Bayer hasn't released the full dataset yet (that's coming at an upcoming scientific conference), but the topline results are encouraging enough that the company is already planning an FDA submission to expand Kerendia's label to include non-diabetic CKD.
Finerenone is what's called a non-steroidal mineralocorticoid receptor antagonist. That's a mouthful, so here's the short version: your body has a hormone called aldosterone that, when overactive, causes inflammation and scarring in your kidneys and heart. Older drugs that block this hormone are steroid-based and come with messy side effects. Kerendia blocks the same pathway but does it more selectively, like using a scalpel instead of a sledgehammer.
This cleaner mechanism is a big reason the drug keeps posting wins across different patient populations, from diabetic CKD to heart failure to now non-diabetic kidney disease.
Bayer isn't exactly having the best decade. The German pharma giant has been grinding through a painful restructuring that includes roughly 12,000 layoffs and a target of €2 to €2.3 billion in annual savings by 2026. Its blockbuster blood thinner Xarelto is facing steep sales declines as patents expire. The company needs new revenue engines, and it needs them fast.
Kerendia is one of the brightest spots in the portfolio. Sales jumped 67% in Q2 2025, and Bayer has publicly discussed more than €3 billion in peak sales potential for the drug. Expanding the label to non-diabetic CKD would dramatically widen the addressable patient population, potentially turning that peak sales target from aspirational to achievable.
The drug isn't fighting alone, either. Bayer's renal pipeline includes nurandociguat (an oral drug in Phase II for CKD) and a Phase II candidate for Alport syndrome, a rare genetic kidney disease. There's also an ongoing trial of finerenone in CKD patients with type 1 diabetes, which showed a 25% reduction in a key kidney damage marker back in November 2025.
Bayer isn't the only company eyeing the kidney disease market. The global nephrology drug market sits at roughly $18 billion in 2025, with projections pushing it toward $24 to $29 billion by the early 2030s. SGLT2 inhibitors like Jardiance have already muscled their way into CKD treatment. The competition is heating up.
But Kerendia has a distinct advantage: it works through a completely different mechanism than SGLT2 inhibitors, which means doctors can potentially use both together. Instead of competing for the same slot on a prescription pad, these drugs could be complementary. That's a much friendlier competitive dynamic than a head-to-head showdown.

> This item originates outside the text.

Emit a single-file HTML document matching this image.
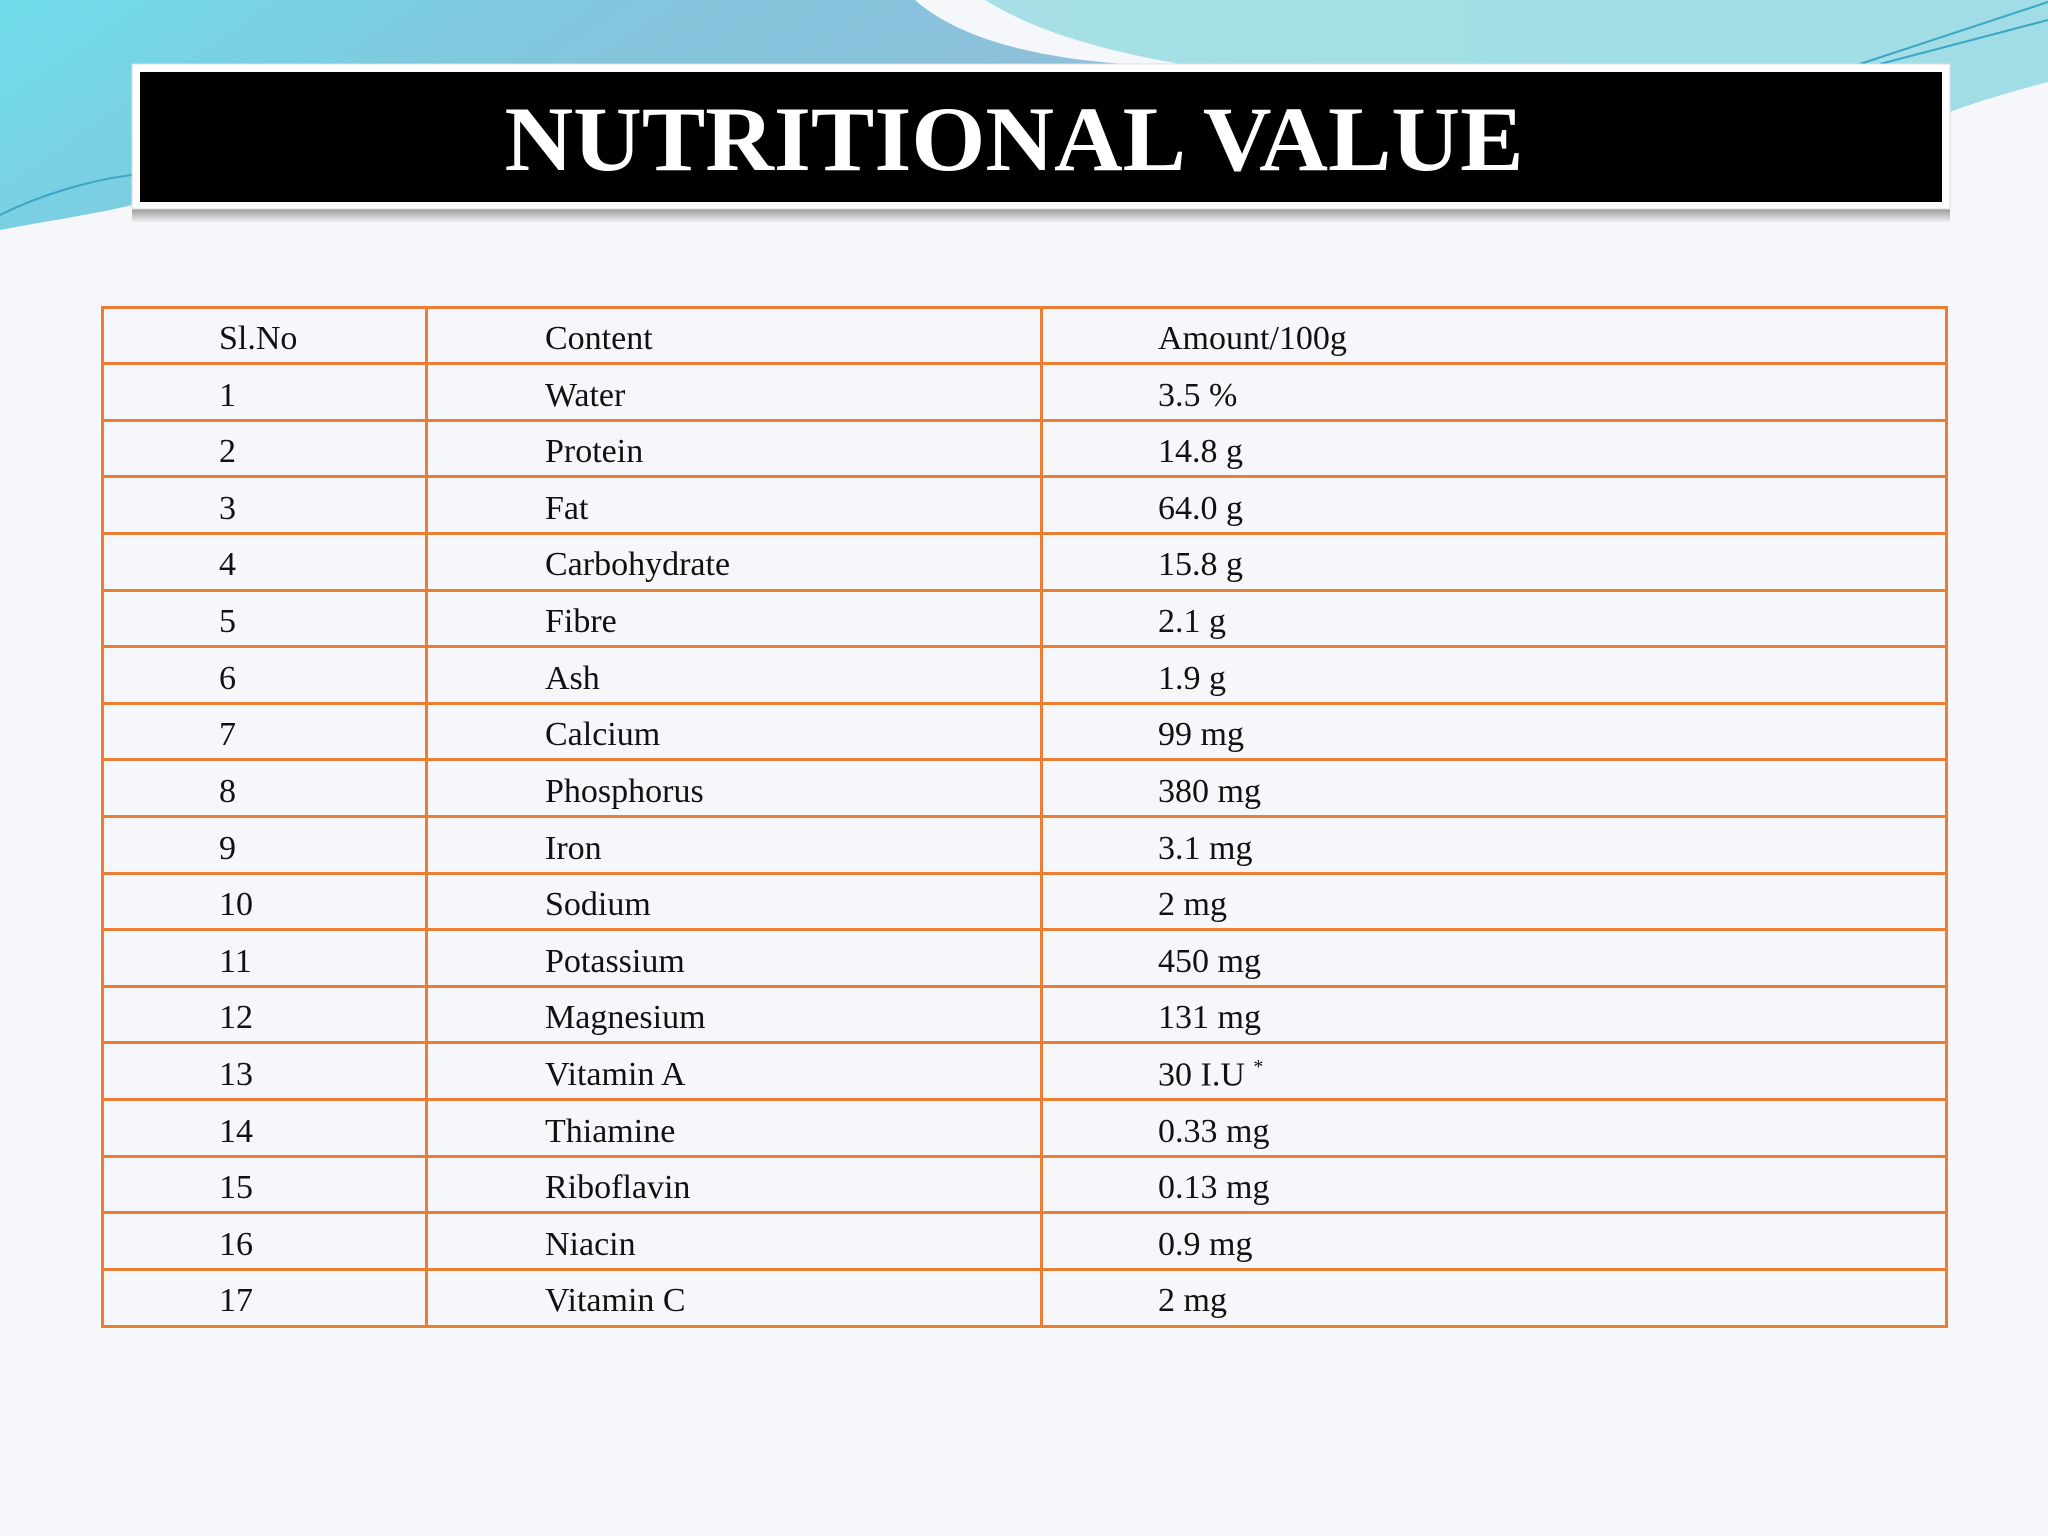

Bayer will present the full FIND-CKD data at an upcoming medical conference, which will give analysts and physicians a deeper look at exactly how well the drug performed across subgroups. After that, expect an FDA submission for the expanded label.
If approved, Kerendia would become one of the few drugs available for non-diabetic CKD patients who currently have limited options beyond blood pressure management. For a disease that affects hundreds of millions globally, that's not just a win for Bayer's balance sheet. It's a genuine step forward for patients who've been waiting a long time for something better than "manage and hope."
Five Phase III wins, zero losses. The streak is real, and Bayer is betting the next chapter of its turnaround on keeping it alive.